POLITICO portrays AL-01 race as contest of contrasting styles

Alabama First Congressional District

POLITICO is out this morning with a critique of the AL-01 GOP primary. The D.C.-based media outlet says the race illustrates the “GOP identity crisis” taking place nationally.

Some of the key paragraphs from the article are below.

A Nov. 5 runoff for the state’s vacant 1st District is emerging as a proxy fight pitting those who argue that the GOP should embrace a conventional, mainstream approach aimed at appealing to a broad spectrum of voters and those who favor a hard-hitting, bombastic approach that excites the conservative base.

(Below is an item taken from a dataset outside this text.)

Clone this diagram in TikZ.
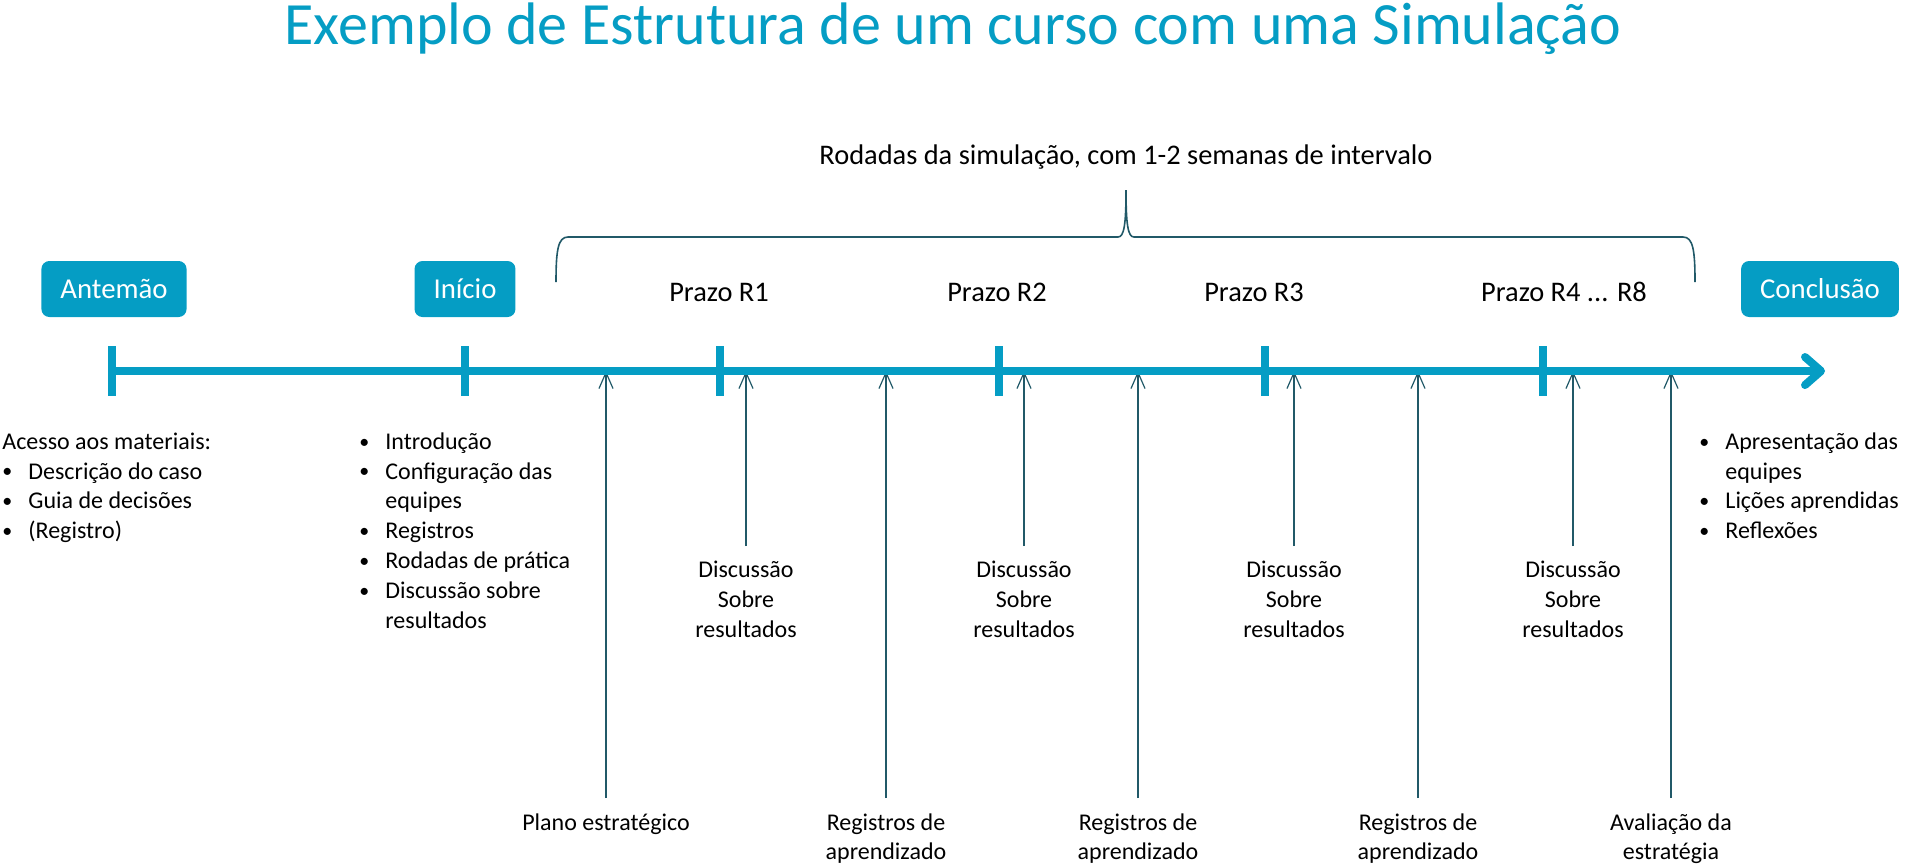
\documentclass[tikz,border=0pt]{standalone}
\usepackage{fontspec}
\setmainfont{Carlito}
\usetikzlibrary{arrows.meta}
\usetikzlibrary{positioning}

\definecolor{simblue}{RGB}{5,157,196}
\definecolor{simdark}{RGB}{33,89,104}
\newcommand{\bul}{\makebox[13pt][l]{\raisebox{0.6pt}{\fontsize{10}{10}\selectfont\textbullet}}}
\newcommand{\ind}{\hspace*{13pt}}

\tikzset{
  phase/.style={fill=simblue,text=white,rounded corners=4pt,minimum height=28pt,inner xsep=9.5pt,font=\fontsize{14.4}{17}\selectfont},
  prazo/.style={font=\fontsize{14.2}{17}\selectfont},
  note/.style={font=\fontsize{12}{14.8}\selectfont,align=center,inner xsep=0pt,inner ysep=6pt,anchor=north},
  list/.style={font=\fontsize{12}{14.9}\selectfont,align=left,inner sep=0pt,anchor=north west},
  feed/.style={draw=simdark,line width=0.6pt,-{Straight Barb[length=8pt,width=7pt]}},
  tickmark/.style={draw=simblue,line width=4pt},
}

\begin{document}
\begin{tikzpicture}[x=0.5pt,y=-0.5pt]
    \useasboundingbox (0,0) rectangle (1905,864);

    \node[anchor=base,text=simblue,font=\fontsize{30}{36}\selectfont] (title) at (953,44) {Exemplo de Estrutura de um curso com uma Simulação};

    % rodadas + chave
    \node[prazo] (rounds) at (1126,157) {Rodadas da simulação, com 1-2 semanas de intervalo};
    \draw[simdark,line width=0.8pt] (556,282) .. controls (556,250) and (558,237) .. (568,237) -- (1118,237)
        .. controls (1124,237) and (1126,225) .. (1126,190) .. controls (1126,225) and (1128,237) .. (1134,237)
        -- (1683,237) .. controls (1693,237) and (1695,250) .. (1695,282);

    \node[phase] (antemao) at (114,289) {Antemão};
    \node[phase] (inicio) at (465,289) {Início};
    \node[phase] (conclusao) at (1820,289) {Conclusão};

    \node[prazo] (r1) at (719,292) {Prazo R1};
    \node[prazo] (r2) at (997,292) {Prazo R2};
    \node[prazo] (r3) at (1254,292) {Prazo R3};
    \node[prazo] (r4) at (1564,292) {Prazo R4 ... R8};

    % listas
    \node[list] (pre) at (2,428) {\strut Acesso aos materiais:\\ \bul Descrição do caso\\ \bul Guia de decisões\\ \bul (Registro)};
    \node[list] (intro) at (359,428) {\strut\bul Introdução\\ \bul Configuração das\\ \ind equipes\\ \bul Registros\\ \bul Rodadas de prática\\ \bul Discussão sobre\\ \ind resultados};
    \node[list] (fim) at (1699,428) {\strut\bul Apresentação das\\ \ind equipes\\ \bul Lições aprendidas\\ \bul Reflexões};

    % discussoes
    \node[note] (d1) at (746,549) {Discussão\\Sobre\\resultados};
    \node[note] (d2) at (1024,549) {Discussão\\Sobre\\resultados};
    \node[note] (d3) at (1294,549) {Discussão\\Sobre\\resultados};
    \node[note] (d4) at (1573,549) {Discussão\\Sobre\\resultados};

    % entregas
    \node[note] (pe) at (606,801) {Plano estratégico};
    \node[note] (ra1) at (886,801) {Registros de\\aprendizado};
    \node[note] (ra2) at (1138,801) {Registros de\\aprendizado};
    \node[note] (ra3) at (1418,801) {Registros de\\aprendizado};
    \node[note] (ae) at (1671,801) {Avaliação da\\estratégia};

    \coordinate (tl) at (0,371);
    \foreach \n in {d1,d2,d3,d4,pe,ra1,ra2,ra3,ae}
        \draw[feed] ([yshift=1.5pt]\n.north) -- (\n.north |- tl);

    % linha do tempo
    \coordinate (tstart) at (112,371);
    \coordinate (tend) at (1825,371);
    \draw[simblue,line width=4pt,-{Straight Barb[length=8pt,width=14pt,round]}] (tstart) -- (tend);
    \foreach \x in {112,465,720,999,1265,1543}
        \draw[tickmark] (\x,346) -- (\x,396);
\end{tikzpicture}
\end{document}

On one side of the divide is Bradley Byrne, a former state senator and lawyer. An unsuccessful 2010 gubernatorial candidate, he presents himself as a pragmatic-minded friend of the business community. A former Democrat, Byrne switched parties in 1997 while serving on the state Board of Education.

On the other side is Dean Young, a real estate investor and bomb-thrower who’s said that he’s “against homosexuals pretending like they’re married” and who’s called for President Barack Obama’s impeachment. His most prominent backer is Alabama Supreme Court Justice Roy Moore, who is best known for refusing to implement a federal judge’s orders to remove a monument of the Ten Commandments from the state Supreme Court building. He’s also won the support of Sharron Angle, the tea party lightning rod who failed to unseat Senate Majority Leader Harry Reid in 2010.

POLITICO’s Alex Isenstadt writes that, “with little to separate the two candidates ideologically, the race is more about style than substance.” He says that Byrne is working to cast Young as “mean-spirited” and “controversial.”

“There’s a way to do things in a way that’s successful and not successful,” Byrne said in an interview. “My opponent can get up and be bombastic, but that doesn’t get results.”

“There are a lot of people in this district who are conservative people,” he said. “But they’re not mean people.”

Young, on the other hand, is painting Byrne as the establishment candidate.

“It’s going to be a crystal-clear choice,” Young said in an interview. “He’s a lawyer and a former Democrat, and I’m a businessman and a conservative Republican. I don’t know how more different it could be for the people of south Alabama.”

POLITICO believes that Byrne could struggle to excite the base in a low-turnout runoff, while Young’s challenge is expanding his reach outside of social conservatives.

The toned-down Byrne faces a challenge in motivating voters in what’s certain to be a low-turnout runoff. To do so, he’s stressing his conservative credentials, such as his clashes with the state’s powerful teachers union during his tenure as chancellor of the state’s community college system.

Young has the opposite problem: While his socially conservative supporters are fervent about his candidacy, his reach is narrower.

Victory in the AL-01 GOP primary is tantamount to election in the Republican-leaning district, which Romney won in 2012 with 60 percent of the vote. Election day is Nov. 5.